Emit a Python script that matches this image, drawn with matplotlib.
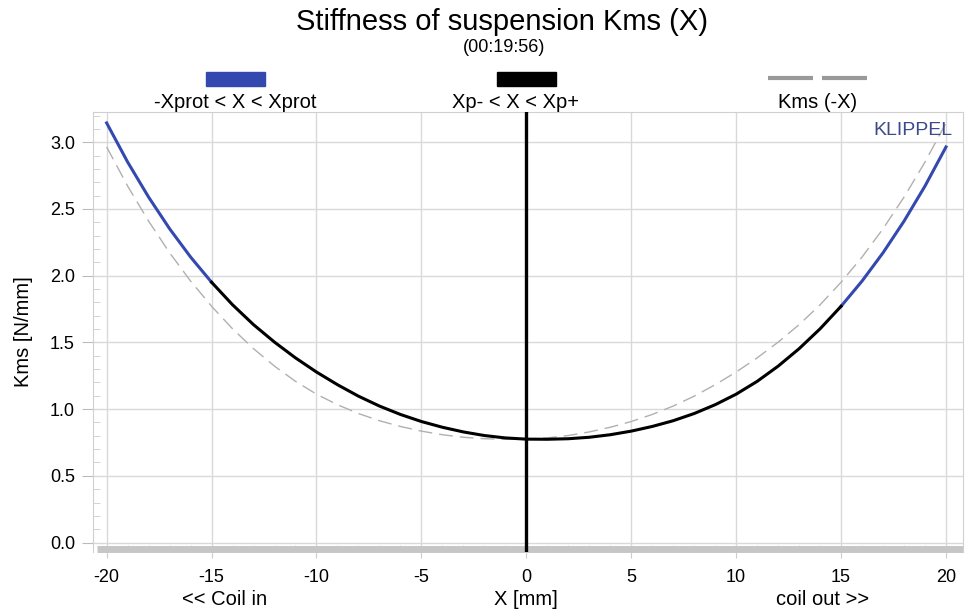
--
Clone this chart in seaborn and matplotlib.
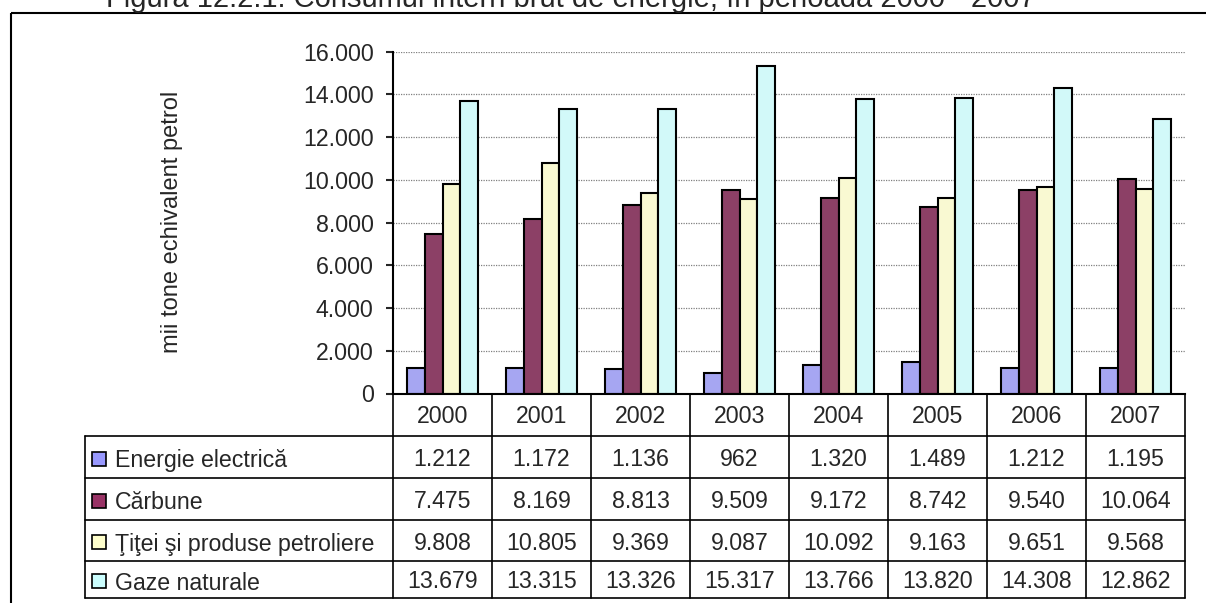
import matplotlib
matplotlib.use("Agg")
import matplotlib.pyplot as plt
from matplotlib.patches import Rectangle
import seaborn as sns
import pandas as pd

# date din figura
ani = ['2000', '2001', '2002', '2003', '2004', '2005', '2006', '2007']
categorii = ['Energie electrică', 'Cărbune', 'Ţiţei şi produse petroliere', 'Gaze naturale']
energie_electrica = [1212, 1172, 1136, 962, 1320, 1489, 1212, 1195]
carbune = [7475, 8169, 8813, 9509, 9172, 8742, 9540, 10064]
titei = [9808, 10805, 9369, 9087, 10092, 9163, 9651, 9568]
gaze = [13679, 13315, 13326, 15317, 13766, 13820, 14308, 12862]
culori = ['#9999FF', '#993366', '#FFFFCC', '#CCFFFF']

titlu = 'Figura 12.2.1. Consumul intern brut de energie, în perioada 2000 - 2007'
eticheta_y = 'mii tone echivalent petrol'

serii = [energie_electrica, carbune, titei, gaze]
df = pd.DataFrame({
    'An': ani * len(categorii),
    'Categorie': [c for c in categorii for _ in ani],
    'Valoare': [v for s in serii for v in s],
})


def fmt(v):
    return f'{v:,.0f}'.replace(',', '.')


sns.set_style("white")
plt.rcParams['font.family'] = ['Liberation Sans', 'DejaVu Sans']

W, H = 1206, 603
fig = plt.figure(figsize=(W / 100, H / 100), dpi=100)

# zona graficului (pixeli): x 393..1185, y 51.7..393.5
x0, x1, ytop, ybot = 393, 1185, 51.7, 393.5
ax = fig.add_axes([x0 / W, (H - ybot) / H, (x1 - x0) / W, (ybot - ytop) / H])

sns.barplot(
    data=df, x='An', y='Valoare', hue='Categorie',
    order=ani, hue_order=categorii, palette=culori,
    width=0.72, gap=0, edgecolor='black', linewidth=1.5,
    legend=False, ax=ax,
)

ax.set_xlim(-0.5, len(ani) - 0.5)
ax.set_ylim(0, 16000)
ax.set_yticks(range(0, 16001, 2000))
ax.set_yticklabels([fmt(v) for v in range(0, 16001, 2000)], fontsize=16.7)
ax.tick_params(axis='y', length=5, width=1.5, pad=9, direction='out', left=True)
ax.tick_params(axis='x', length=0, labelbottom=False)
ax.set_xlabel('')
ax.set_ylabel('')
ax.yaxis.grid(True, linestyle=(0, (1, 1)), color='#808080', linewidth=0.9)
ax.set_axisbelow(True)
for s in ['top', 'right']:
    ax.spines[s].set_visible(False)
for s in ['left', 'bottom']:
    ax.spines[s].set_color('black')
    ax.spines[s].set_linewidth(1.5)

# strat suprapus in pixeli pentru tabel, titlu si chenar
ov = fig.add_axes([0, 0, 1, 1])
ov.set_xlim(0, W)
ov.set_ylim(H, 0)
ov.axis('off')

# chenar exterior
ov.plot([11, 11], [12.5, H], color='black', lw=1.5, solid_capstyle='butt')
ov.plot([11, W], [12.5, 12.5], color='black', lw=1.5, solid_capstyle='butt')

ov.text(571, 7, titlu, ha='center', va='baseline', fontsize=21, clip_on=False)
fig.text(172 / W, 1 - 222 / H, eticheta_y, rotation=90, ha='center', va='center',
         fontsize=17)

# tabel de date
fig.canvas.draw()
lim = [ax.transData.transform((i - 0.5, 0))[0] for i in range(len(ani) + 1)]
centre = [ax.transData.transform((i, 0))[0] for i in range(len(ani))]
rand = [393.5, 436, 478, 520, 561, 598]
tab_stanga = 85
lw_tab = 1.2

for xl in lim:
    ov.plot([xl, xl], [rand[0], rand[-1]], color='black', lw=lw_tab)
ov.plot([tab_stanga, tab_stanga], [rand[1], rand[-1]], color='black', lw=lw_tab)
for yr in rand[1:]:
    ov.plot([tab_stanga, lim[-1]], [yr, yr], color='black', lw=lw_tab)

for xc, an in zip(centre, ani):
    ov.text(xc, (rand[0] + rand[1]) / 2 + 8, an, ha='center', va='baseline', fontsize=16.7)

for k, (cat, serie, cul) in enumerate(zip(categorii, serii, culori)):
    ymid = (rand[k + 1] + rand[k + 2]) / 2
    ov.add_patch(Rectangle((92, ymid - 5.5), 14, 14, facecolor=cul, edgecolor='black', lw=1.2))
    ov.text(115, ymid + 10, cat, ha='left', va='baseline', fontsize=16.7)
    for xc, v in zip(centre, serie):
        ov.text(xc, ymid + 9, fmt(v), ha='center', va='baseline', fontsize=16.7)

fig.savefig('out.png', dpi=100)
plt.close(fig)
--
Repeat only the lines from the one holding "Clone this chart in seaborn and matplotlib." to the one holding "eticheta_y = 'mii tone echivalent petrol'", both ends included, and drop the images.

> [Correct answer]:
Clone this chart in seaborn and matplotlib.
import matplotlib
matplotlib.use("Agg")
import matplotlib.pyplot as plt
from matplotlib.patches import Rectangle
import seaborn as sns
import pandas as pd

# date din figura
ani = ['2000', '2001', '2002', '2003', '2004', '2005', '2006', '2007']
categorii = ['Energie electrică', 'Cărbune', 'Ţiţei şi produse petroliere', 'Gaze naturale']
energie_electrica = [1212, 1172, 1136, 962, 1320, 1489, 1212, 1195]
carbune = [7475, 8169, 8813, 9509, 9172, 8742, 9540, 10064]
titei = [9808, 10805, 9369, 9087, 10092, 9163, 9651, 9568]
gaze = [13679, 13315, 13326, 15317, 13766, 13820, 14308, 12862]
culori = ['#9999FF', '#993366', '#FFFFCC', '#CCFFFF']

titlu = 'Figura 12.2.1. Consumul intern brut de energie, în perioada 2000 - 2007'
eticheta_y = 'mii tone echivalent petrol'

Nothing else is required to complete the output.